Source code of charts
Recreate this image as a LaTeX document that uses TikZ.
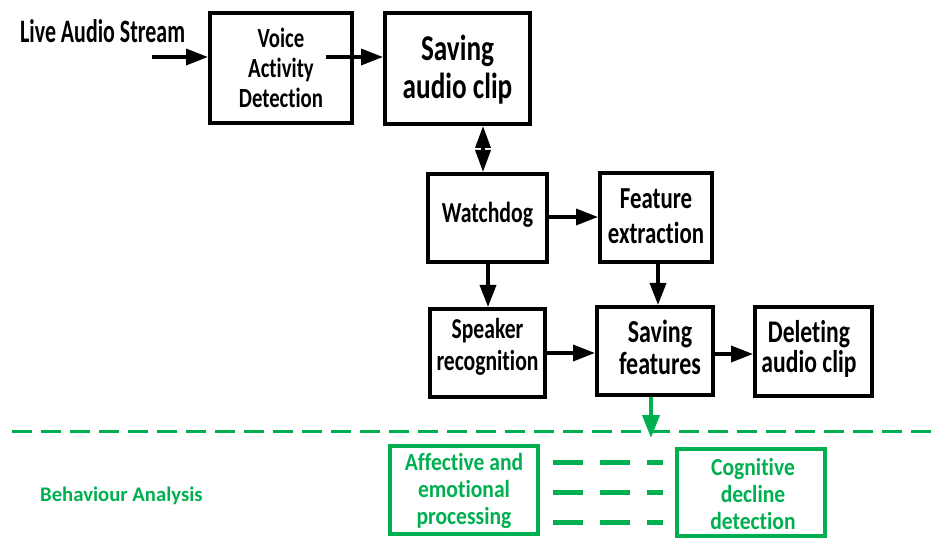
\documentclass[tikz,border=0pt]{standalone}
\usepackage{fontspec}
\defaultfontfeatures{Ligatures={NoCommon,NoContextual,NoRare}, Contextuals=NoAlternate}
\setmainfont{Carlito}
\newfontfamily\fA{Carlito}[FakeStretch=0.67]
\newfontfamily\fB{Carlito}[FakeStretch=0.75]
\newfontfamily\fC{Carlito}[FakeStretch=0.88]
\usetikzlibrary{arrows.meta}
\definecolor{grn}{HTML}{00B050}
\begin{document}
\begin{tikzpicture}[x=1pt,y=-1pt,
  box/.style={draw, line width=4pt, inner sep=0pt},
  gbox/.style={draw=grn, line width=4pt, inner sep=0pt},
  arr/.style={line width=3.5pt, -{Triangle[length=22pt,width=16pt]}},
  darr/.style={line width=3.5pt, {Triangle[length=22pt,width=15pt]}-{Triangle[length=22pt,width=15pt]}},
  garr/.style={draw=grn, line width=4pt, -{Triangle[length=23pt,width=17pt]}},
  gdash/.style={draw=grn, line width=5pt, dash pattern=on 30pt off 17pt},
  btxt/.style={align=center, inner sep=0pt},
  gtxt/.style={align=center, inner sep=0pt, text=grn, font=\fC\bfseries\fontsize{24.5}{27}\selectfont}]
\useasboundingbox[fill=white] (0,0) rectangle (940,553);

% boxes
\node[box, minimum width=142pt, minimum height=110pt] (vad) at (281,68) {};
\node[box, minimum width=145pt, minimum height=111pt] (sac) at (457.5,68.5) {};
\node[box, minimum width=119pt, minimum height=88pt] (wd) at (487.5,218) {};
\node[box, minimum width=112pt, minimum height=89pt] (fe) at (656,217.5) {};
\node[box, minimum width=115pt, minimum height=88pt] (sp) at (487.5,353) {};
\node[box, minimum width=116pt, minimum height=88pt] (sf) at (655,351) {};
\node[box, minimum width=117pt, minimum height=89pt] (del) at (813.5,351.5) {};
\node[gbox, minimum width=148pt, minimum height=88pt] (aff) at (464,490) {};
\node[gbox, minimum width=148pt, minimum height=87pt] (cog) at (751,492.5) {};

% texts
\node[anchor=base west, inner sep=0pt, font=\fA\bfseries\fontsize{32.7}{36}\selectfont] (las) at (20,43) {Live Audio Stream};
\node[btxt, font=\fB\bfseries\fontsize{27.7}{30}\selectfont] (vadt) at (281,68) {Voice\\Activity\\Detection};
\node[btxt, font=\fB\bfseries\fontsize{36.3}{38}\selectfont] (sact) at (457.5,70) {Saving\\audio clip};
\node[btxt, font=\fB\bfseries\fontsize{29}{30}\selectfont] (wdt) at (487.5,215) {Watchdog};
\node[btxt, font=\fB\bfseries\fontsize{30.5}{35}\selectfont] (fet) at (656,216) {Feature\\extraction};
\node[btxt, font=\fB\bfseries\fontsize{28.8}{32}\selectfont] (spt) at (487.5,347) {Speaker\\recognition};
\node[btxt, font=\fB\bfseries\fontsize{32}{32}\selectfont] (sft) at (660,347) {Saving\\features};
\node[btxt, font=\fB\bfseries\fontsize{31.5}{30}\selectfont] (delt) at (809,349) {Deleting\\audio clip};
\node[gtxt] (afft) at (464,491) {Affective and\\emotional\\processing};
\node[gtxt] (cogt) at (753,494) {Cognitive\\decline\\detection};
\node[anchor=base west, inner sep=0pt, text=grn, font=\bfseries\fontsize{20.7}{24}\selectfont] (ba) at (40,501) {Behaviour Analysis};

% black connectors
\coordinate (in) at (152,57);
\coordinate (va) at (326,57);
\draw[arr] (in) -- (in -| vad.west);
\draw[arr] (va) -- (va -| sac.west);
\draw[darr] (sac.south -| 483,0) -- (wd.north -| 483,0);
\draw[arr] (wd.east |- 0,217) -- (fe.west |- 0,217);
\draw[arr] (wd.south -| 488,0) -- (sp.north -| 488,0);
\draw[arr] (fe.south -| 658,0) -- (sf.north -| 658,0);
\draw[arr] (sp.east) -- (sp.east -| sf.west);
\draw[arr] (sf.east |- 0,354) -- (del.west |- 0,354);

% green
\coordinate (dl) at (12,431);
\coordinate (dr) at (940,431);
\draw[grn, line width=3pt, dash pattern=on 20pt off 9pt] (dl) -- (dr);
\coordinate (gtip) at (651,438);
\draw[garr] (sf.south -| gtip) -- (gtip);
\foreach \yy/\nm in {462/a, 492/b, 522/c}{
  \coordinate (d\nm l) at (553,\yy);
  \coordinate (d\nm r) at (663,\yy);
  \draw[gdash] (d\nm l) -- (d\nm r);
}
\end{tikzpicture}
\end{document}
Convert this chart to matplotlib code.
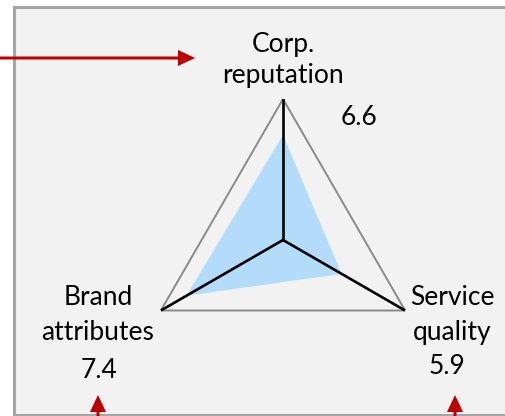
import numpy as np
import matplotlib
matplotlib.use("Agg")
import matplotlib.pyplot as plt
from matplotlib.patches import Rectangle

plt.rcParams["font.family"] = ["Lato", "DejaVu Sans"]

# radar data (top, lower right, lower left; clockwise)
categories = ["Corp.\nreputation", "Service\nquality", "Brand\nattributes"]
scores = [6.6, 5.9, 7.4]
# size of the shaded shape on each spoke (0-10)
shape_levels = [7.45, 4.8, 7.9]
r_max = 10

W, H = 506, 416
fig = plt.figure(figsize=(W / 100, H / 100), dpi=100)

# background layer in pixel units
bg = fig.add_axes([0, 0, 1, 1])
bg.set_xlim(0, W)
bg.set_ylim(H, 0)
bg.axis("off")
# panel runs off the right edge: fill plus an open border (top, left, bottom)
bg.add_patch(Rectangle((14, 7), W - 14, 408, facecolor="#f2f2f2", lw=0, zorder=0))
bg.plot([W, 14, 14, W], [7, 7, 415, 415], color="#a6a6a6", lw=2.2,
        solid_joinstyle="miter", zorder=0.5)

# radar in a polar axes: centre (283, 240) px, radius 141 px
cx, cy, rad = 283, 240, 141
ax = fig.add_axes([(cx - rad) / W, (H - cy - rad) / H, 2 * rad / W, 2 * rad / H],
                  projection="polar")
ax.set_theta_offset(np.pi / 2)
ax.set_theta_direction(-1)
ax.set_ylim(0, r_max)
ax.axis("off")
ax.patch.set_alpha(0)

theta = np.linspace(0, 2 * np.pi, len(categories), endpoint=False)
tc = np.append(theta, theta[0])

ax.fill(tc, np.append(shape_levels, shape_levels[0]), color="#b3dbfa", lw=0, zorder=1)
ax.plot(tc, [r_max] * len(tc), color="#8a8a8a", lw=1.4, zorder=2)
for t in theta:
    ax.plot([t, t], [0, r_max], color="black", lw=1.9, zorder=3)

# labels
fs = 19
lab = dict(ha="center", va="baseline", fontsize=fs, color="black")
bg.text(283, 52, "Corp.", **lab)
bg.text(283, 83, "reputation", **lab)
bg.text(359, 125, f"{scores[0]}", **lab)
bg.text(452, 305, "Service", **lab)
bg.text(452, 340, "quality", **lab)
bg.text(447, 374, f"{scores[1]}", **lab)
bg.text(98, 305, "Brand", **lab)
bg.text(98, 340, "attributes", **lab)
bg.text(99, 378, f"{scores[2]}", **lab)

# red arrows
red = "#c00000"
arr = dict(width=3, head_width=16, head_length=17, length_includes_head=True,
           color=red, lw=0, zorder=4)
bg.arrow(-2, 58, 197, 0, **arr)
bg.arrow(98, 420, 0, -25, **arr)
bg.arrow(455, 420, 0, -25, **arr)

fig.savefig("out.png", dpi=100)
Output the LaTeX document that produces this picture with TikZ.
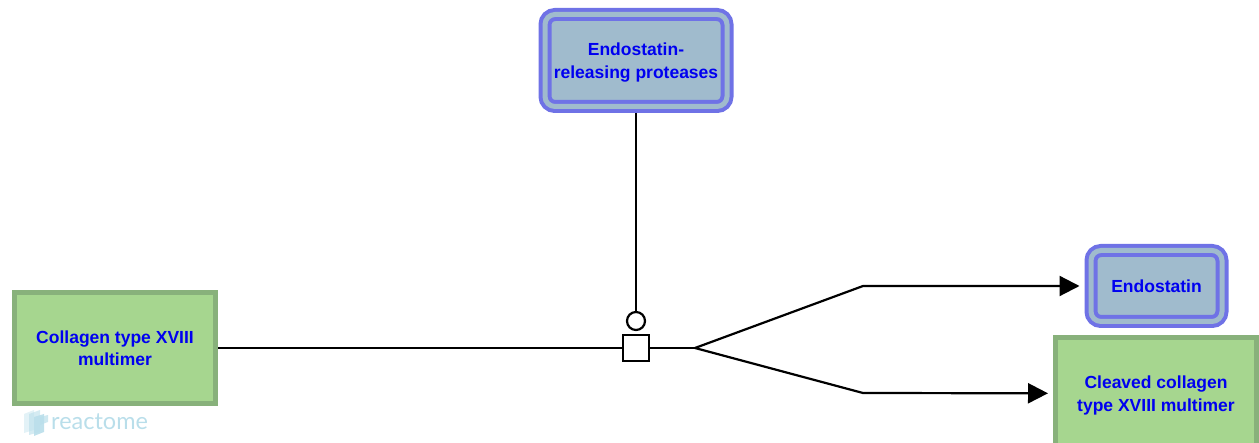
\documentclass[tikz,border=0pt]{standalone}
\usepackage{fontspec}
\setmainfont{Liberation Sans}
\newfontfamily\logofont{Lato}
\usetikzlibrary{arrows.meta}
\definecolor{complexfill}{HTML}{A0BBCD}
\definecolor{complexline}{HTML}{6F72E6}
\definecolor{polymerfill}{HTML}{A6D68F}
\definecolor{polymerline}{HTML}{88B17B}
\definecolor{labelblue}{HTML}{0000F0}
\definecolor{logoblue}{HTML}{B9DEEA}
\tikzset{
	complexbox/.style={draw=complexline, fill=complexfill, double=complexfill, double distance=5, line width=4, rounded corners=10, outer sep=6.5, text=labelblue, text depth=0, font=\bfseries\fontsize{17.5}{23}\selectfont, align=center},
	polymerbox/.style={draw=polymerline, fill=polymerfill, line width=5, outer sep=2.5, text=labelblue, text depth=0, font=\bfseries\fontsize{17.5}{22.5}\selectfont, align=center},
	flow/.style={line width=2.2, black},
	flowend/.style={flow, -{Triangle[length=20,width=20]}}
}
\begin{document}
\begin{tikzpicture}[x=1pt, y=-1pt]
	\useasboundingbox (0,0) rectangle (1259,443);
	\node[polymerbox, minimum width=201, minimum height=111](rcollagen) at (115,348){Collagen type XVIII\\multimer};
	\node[polymerbox, minimum width=201, minimum height=111](rcleaved) at (1156,393.5){Cleaved collagen\\type XVIII multimer};
	\node[complexbox, minimum width=182, minimum height=92](rprotease) at (636,60.5){Endostatin-\\releasing proteases};
	\node[complexbox, minimum width=131, minimum height=71](rendostatin) at (1156.5,286){Endostatin};
	\node[draw, fill=white, line width=2.2, minimum size=26.5, inner sep=0](rreaction) at (636,348){};
	\node[draw, fill=white, line width=2.2, circle, minimum size=18, inner sep=0](rcatalyst) at (636,321){};
	\coordinate (rsplit) at (695,348);
	\coordinate (rupper) at (863,286);
	\coordinate (rlower) at (863,393);
	\draw[flow] (rcollagen) -- (rreaction);
	\draw[flow] (rprotease) -- (rcatalyst);
	\draw[flow] (rreaction) -- (rsplit);
	\draw[flowend, shorten >=5] (rsplit) -- (rupper) -- (rendostatin);
	\draw[flowend, shorten >=5] (rsplit) -- (rlower) -- (rcleaved);
	\fill[logoblue, opacity=.4] (24,414) -- (34,410) -- (34,430) -- (24,433) -- cycle;
	\fill[logoblue, opacity=.6] (29,414) -- (40,410) -- (40,432) -- (29,435) -- cycle;
	\fill[logoblue, opacity=.9] (34,417) -- (44,414) -- (44,432) -- (34,436) -- cycle;
	\fill[logoblue, opacity=.7] (40,417) -- (48,415) -- (48,422) -- (40,425) -- cycle;
	\node[text=logoblue, font=\logofont\fontsize{23.5}{24}\selectfont, anchor=base west, inner sep=0](rlogo) at (51,429.5){reactome};
\end{tikzpicture}
\end{document}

Problem details ->
Pull out every line above that holds the word "matplotlib".

Reply to the exercise ->
Convert this chart to matplotlib code.
import matplotlib
matplotlib.use("Agg")
import matplotlib.pyplot as plt
from matplotlib.patches import Rectangle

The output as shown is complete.